We can’t let details bog us down
The Government’s new ‘‘Clean up our Waterways’’ scheme, which included, what appears to be a lowered standard of clean water measurement, was bound to create heated public argument. Perhaps it was intended to as a diversion from other issues but we should instead be having a debate based on fact and reason.
Some regions have gone it alone in an effort to reverse the damage to rivers and streams and they include the Waikato Regional Council which has released an ambitious plan to make the Waikato and Waipa rivers safe to swim in but over an 80-year time span. The Healthy River/ Wai Ora project will require nitrogen and phosphorous use on farms to be reduced and stock kept out of all streams. There will also be tight rules for forestry and tougher restrictions for land-use changes. Before it has even been fully explained and considered the project has been slammed by some environmentalists for taking too long and by farmers as too strict and costly.

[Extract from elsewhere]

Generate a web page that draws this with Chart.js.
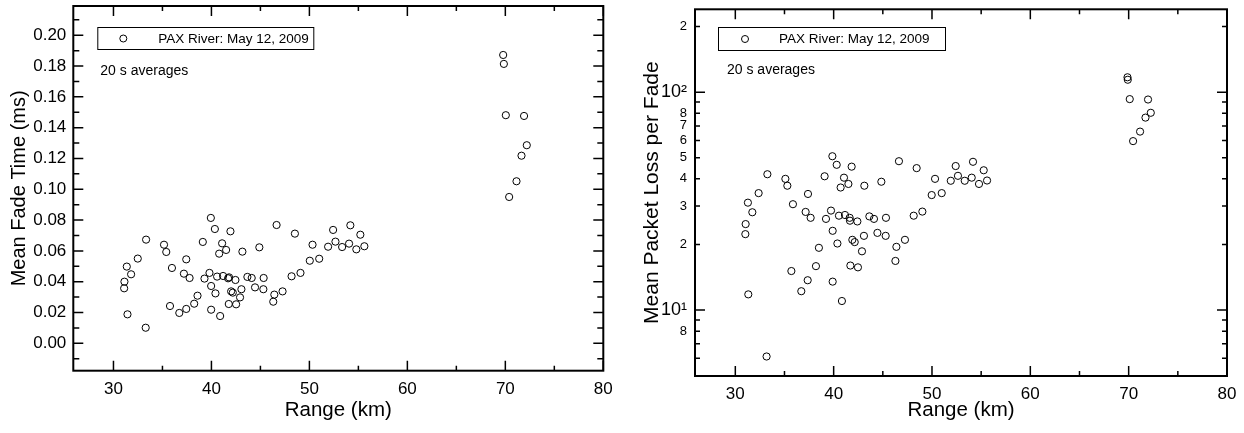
<!DOCTYPE html>
<html>
<head>
<meta charset="utf-8">
<script src="https://cdn.jsdelivr.net/npm/chart.js@4.4.0/dist/chart.umd.min.js"></script>
<style>
html,body{margin:0;padding:0;background:#fff;}
#wrap{position:relative;width:1244px;height:433px;overflow:hidden;}
.c{position:absolute;top:0;width:622px;height:433px;}
</style>
</head>
<body>
<div id="wrap">
  <div class="c" style="left:0"><canvas id="c1" width="622" height="433"></canvas></div>
  <div class="c" style="left:622px"><canvas id="c2" width="622" height="433"></canvas></div>
</div>
<script>
// ---------------- DATA ----------------
const legendLabel = 'PAX River: May 12, 2009';
const noteText = '20 s averages';

// Left panel: mean fade time (ms) vs range (km)
const fadeRange = [31.12,31.09,31.36,31.80,31.43,32.48,33.33,33.29,35.16,35.39,35.97,35.77,36.72,37.19,37.43,37.77,37.43,38.24,38.58,39.12,39.29,39.94,39.80,39.97,39.97,40.35,40.41,40.58,40.79,41.09,41.19,41.50,41.70,41.80,41.77,41.94,42.01,42.18,42.45,42.52,42.92,43.06,43.16,43.67,44.11,44.45,44.89,45.30,45.33,46.31,46.42,46.65,47.26,48.18,48.52,49.09,40.89,50.04,50.32,51.00,51.91,52.42,52.66,53.34,54.05,54.18,54.79,55.20,55.61,69.78,69.85,70.05,71.91,72.19,71.65,71.14,70.39];
const fadeTime = [0.0400,0.0357,0.0498,0.0448,0.0188,0.0550,0.0673,0.0101,0.0640,0.0593,0.0489,0.0242,0.0197,0.0452,0.0545,0.0424,0.0223,0.0257,0.0309,0.0658,0.0420,0.0814,0.0457,0.0372,0.0218,0.0742,0.0324,0.0433,0.0582,0.0649,0.0437,0.0606,0.0422,0.0428,0.0255,0.0727,0.0337,0.0329,0.0411,0.0253,0.0298,0.0351,0.0595,0.0431,0.0424,0.0363,0.0623,0.0351,0.0424,0.0270,0.0316,0.0768,0.0337,0.0435,0.0712,0.0457,0.0177,0.0536,0.0640,0.0549,0.0627,0.0736,0.0660,0.0625,0.0647,0.0766,0.0610,0.0705,0.0630,0.1872,0.1814,0.1481,0.1476,0.1286,0.1218,0.1052,0.0950];

// Right panel: mean packet loss per fade vs range (km)
const lossRange = [32.37,33.26,35.09,35.29,37.39,39.08,39.87,40.31,41.05,40.71,41.50,41.83,43.12,44.85,46.64,48.44,50.31,49.97,50.99,51.91,31.28,31.05,31.02,31.73,31.32,33.18,35.86,35.70,37.15,37.66,37.36,36.71,38.20,38.50,39.22,39.73,39.90,39.90,40.38,40.54,41.15,40.84,41.63,41.66,41.70,41.90,42.14,42.41,42.47,42.88,43.08,43.63,44.10,44.45,45.29,45.32,46.28,46.38,47.25,48.14,49.02,52.41,52.64,53.33,54.17,54.04,54.78,55.26,55.60,69.88,69.91,70.11,71.97,72.25,71.71,71.16,70.45];
const lossPerFade = [34.4,42.0,40.0,37.2,34.1,41.1,50.8,46.4,40.5,36.5,37.9,45.5,37.2,38.8,48.2,44.8,40.0,33.7,34.4,39.2,31.1,24.8,22.3,28.1,11.8,6.12,30.6,15.1,28.2,26.5,13.7,12.2,15.9,19.3,26.2,28.6,23.1,13.5,20.2,27.1,27.3,11.0,26.5,25.7,16.0,21.0,20.5,25.5,15.7,18.6,21.9,26.9,26.2,22.6,21.9,26.5,16.8,19.5,21.0,27.1,28.3,45.8,41.3,39.2,47.9,40.5,37.9,43.8,39.3,117,114,92.9,92.5,80.4,76.4,65.9,59.6];

// Axis ticks
const xTickValues = [30,40,50,60,70,80];
const xMinorValues = [35,45,55,65,75];
const fadeTickValues = [0.00,0.02,0.04,0.06,0.08,0.10,0.12,0.14,0.16,0.18,0.20];
const fadeMinorValues = [-0.01,0.01,0.03,0.05,0.07,0.09,0.11,0.13,0.15,0.17,0.19,0.21];
const lossTickValues = [8,10,20,30,40,50,60,70,80,100,200];
const lossTickLabels = ['8','10\u00B9','2','3','4','5','6','7','8','10\u00B2','2'];
const lossMajorValues = [10,100];
const lossMinorValues = [6,7,8,9,20,30,40,50,60,70,80,90,200];

// ---------------- RENDERING ----------------
const FONT = '"Liberation Sans", Arial, Helvetica, sans-serif';
Chart.defaults.font.family = FONT;
Chart.defaults.color = '#000';

const frameTicks = {
  id: 'frameTicks',
  afterDraw(chart, args, o) {
    const {ctx, chartArea: a} = chart;
    const x = chart.scales.x, y = chart.scales.y;
    ctx.save();
    ctx.strokeStyle = '#000';
    ctx.lineWidth = 1.5;
    ctx.beginPath();
    const tick = (arr, len, horiz) => arr.forEach(v => {
      if (horiz) {
        const p = x.getPixelForValue(v);
        if (p < a.left - 0.5 || p > a.right + 0.5) return;
        ctx.moveTo(p, a.bottom); ctx.lineTo(p, a.bottom - len);
        ctx.moveTo(p, a.top); ctx.lineTo(p, a.top + len);
      } else {
        const p = y.getPixelForValue(v);
        if (p < a.top - 0.5 || p > a.bottom + 0.5) return;
        ctx.moveTo(a.left, p); ctx.lineTo(a.left + len, p);
        ctx.moveTo(a.right, p); ctx.lineTo(a.right - len, p);
      }
    });
    tick(o.xMajor, 10, true);
    tick(o.xMinor, 5, true);
    tick(o.yMajor, 10, false);
    tick(o.yMinor, o.yMinorLen, false);
    ctx.stroke();
    ctx.lineWidth = 2;
    ctx.strokeRect(a.left, a.top, a.right - a.left, a.bottom - a.top);
    // legend box
    const L = o.legend;
    ctx.lineWidth = 1;
    ctx.strokeRect(a.left + L.dx + 0.5, a.top + L.dy + 0.5, L.w, L.h);
    ctx.beginPath();
    ctx.arc(a.left + L.dx + L.mx, a.top + L.dy + L.h / 2 + 0.5, 3.5, 0, Math.PI * 2);
    ctx.stroke();
    ctx.fillStyle = '#000';
    ctx.font = '13.5px ' + FONT;
    ctx.textBaseline = 'middle';
    ctx.textAlign = 'left';
    ctx.fillText(legendLabel, a.left + L.dx + L.tx, a.top + L.dy + L.h / 2 + 1);
    ctx.font = '14px ' + FONT;
    ctx.fillText(noteText, a.left + o.note.dx, a.top + o.note.dy);
    ctx.restore();
  }
};

const zeroPad = s => { s.paddingTop = 0; s.paddingBottom = 0; s.paddingLeft = 0; s.paddingRight = 0; };

function makeChart(id, xs, ys, cfg) {
  const pts = xs.map((v, i) => ({x: v, y: ys[i]}));
  return new Chart(document.getElementById(id), {
    type: 'scatter',
    data: {datasets: [{
      label: legendLabel,
      data: pts,
      pointStyle: 'circle',
      pointRadius: 3.6,
      pointHoverRadius: 3.6,
      borderWidth: 1,
      borderColor: '#000',
      backgroundColor: 'rgba(0,0,0,0)'
    }]},
    options: {
      responsive: false,
      animation: false,
      devicePixelRatio: 1,
      layout: {padding: cfg.padding},
      plugins: {
        legend: {display: false},
        tooltip: {enabled: false},
        frameTicks: cfg.frame
      },
      scales: {
        x: {
          type: 'linear', min: 25.9, max: 80,
          afterBuildTicks: s => { s.ticks = xTickValues.map(v => ({value: v})); },
          afterFit: s => { s.height = cfg.xHeight; zeroPad(s); },
          grid: {display: false, drawTicks: false},
          border: {display: false},
          ticks: {font: {size: 17}, padding: cfg.xPad, maxRotation: 0, autoSkip: false, callback: v => String(v)},
          title: {display: true, text: 'Range (km)', font: {size: 20.5}, padding: {top: 0, bottom: cfg.xTitlePad}}
        },
        y: cfg.y
      }
    },
    plugins: [frameTicks]
  });
}

makeChart('c1', fadeRange, fadeTime, {
  padding: {left: 0, top: 6, right: 18.7, bottom: 0},
  xHeight: 62.3, xPad: 8, xTitlePad: 10,
  frame: {xMajor: xTickValues, xMinor: xMinorValues, yMajor: fadeTickValues, yMinor: fadeMinorValues, yMinorLen: 6,
          legend: {dx: 24, dy: 21, w: 216, h: 22, mx: 26, tx: 61}, note: {dx: 27, dy: 65}},
  y: {
    type: 'linear', min: -0.0178, max: 0.219,
    afterBuildTicks: s => { s.ticks = fadeTickValues.map(v => ({value: v})); },
    afterFit: s => { s.width = 73.3; zeroPad(s); },
    grid: {display: false, drawTicks: false},
    border: {display: false},
    ticks: {font: {size: 17}, padding: 7, autoSkip: false, callback: v => v.toFixed(2)},
    title: {display: true, text: 'Mean Fade Time (ms)', font: {size: 20}, padding: {top: 7.5, bottom: 0}}
  }
});

makeChart('c2', lossRange, lossPerFade, {
  padding: {left: 0, top: 9.3, right: 17, bottom: 0},
  xHeight: 57, xPad: 8, xTitlePad: 10,
  frame: {xMajor: xTickValues, xMinor: xMinorValues, yMajor: lossMajorValues, yMinor: lossMinorValues, yMinorLen: 5,
          legend: {dx: 23, dy: 17.7, w: 227, h: 23, mx: 27, tx: 61}, note: {dx: 32, dy: 61}},
  y: {
    type: 'logarithmic', min: 4.98, max: 240,
    afterBuildTicks: s => { s.ticks = lossTickValues.map(v => ({value: v})); },
    afterFit: s => { s.width = 73; zeroPad(s); },
    grid: {display: false, drawTicks: false},
    border: {display: false},
    ticks: {
      padding: 8, autoSkip: false,
      font: c => ({size: (c.tick && (c.tick.value === 10 || c.tick.value === 100)) ? 18 : 13}),
      callback: (v, i) => lossTickLabels[i]
    },
    title: {display: true, text: 'Mean Packet Loss per Fade', font: {size: 21}, padding: {top: 17.5, bottom: 0}}
  }
});
</script>
</body>
</html>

Unfortunately political posturing and entrenched opinions like this, on how to decide if a waterway is safe to swim in, will not help the debate. The trouble is few people, including many decision makers, have any idea what the different levels of E coli measurements actually mean in terms of risk to human health.
A Ministry of Health’s Provisional Microbiological Water Quality Guidelines for Recreational and Shellfish-Gathering Waters in New Zealand, released in 1992, set an E.coli measure of 235 bacterium per 100ml of water (235cfu/100mL) as safe.
The Government however has set 540cfu/100ml as the new level at which water can be assumed as safe for swimming. The previous official level was half that at 260cfu/100ml.
In layman’s terms that means the new level of bacterium contamination, now considered safe for swimming, is twice that of the old measure but does that mean water with the new level of E.coli is unsafe? Is the Government trying to set a more easily achievable goal or is the new measure a more realistic option?
There is a danger that attempting to restore waterways to some imagined pristine condition of days gone by will suffocate any attempt to make improvements. Very few of our lakes and streams have ever been perfectly pure and clean. Well before the arrival of the first humans a thousand or more years ago coastal lagoons and many inland lakes were heavily contaminated with decomposing waterfowl dung and rotting vegetation. Many of the streams we swam in as children in the undeveloped bushlands of the 1950s would probably not have passed any of the tests applied today.
Nor would the drinking water we took from our roofs where both sparrows and seagulls roosted. Perhaps we developed better natural immunity in those days and perhaps we have gone a bit too far in demanding unachievable water quality levels which never really existed in the past.
Land clearances, farming and industry have no doubt made matters much worse in recent years but, in real terms we have little idea how safe or unsafe our waterways are or have ever been. Regional councils don’t test extensively and when they do they only test for E coli, nitrates and phosphorus. There are many more toxins and contaminants to be wary of which are not measured or tested for. They have always been there but have no doubt increased with the intensification of farming and the application of high levels of various fertilisers. All these tests are designed to establish if water is safe for human activity but perhaps we should test to establish if water is safe for the insects, plants, fish and birds which live there naturally. Many are not and most of our big lakes are now seriously polluted with huge nutrient loads. But do we need to accurately measure that pollution before we take common sense measures to reverse the damage?
While dairy farmers have been berated for contaminating waterways, with some justification, they are not alone and far from the worst offenders. They are, however, one of the few agricultural groups which have put in a real effort to address the issue. For levels of toxins few waterways will match the stormwater outfall from a city
It does not really matter if we have a million or 10 million bacterium in a waterway. As long as there is genuine progress in reducing the known contaminants human activity is putting into our rivers and streams, measuring the minute detail is relatively unimportant.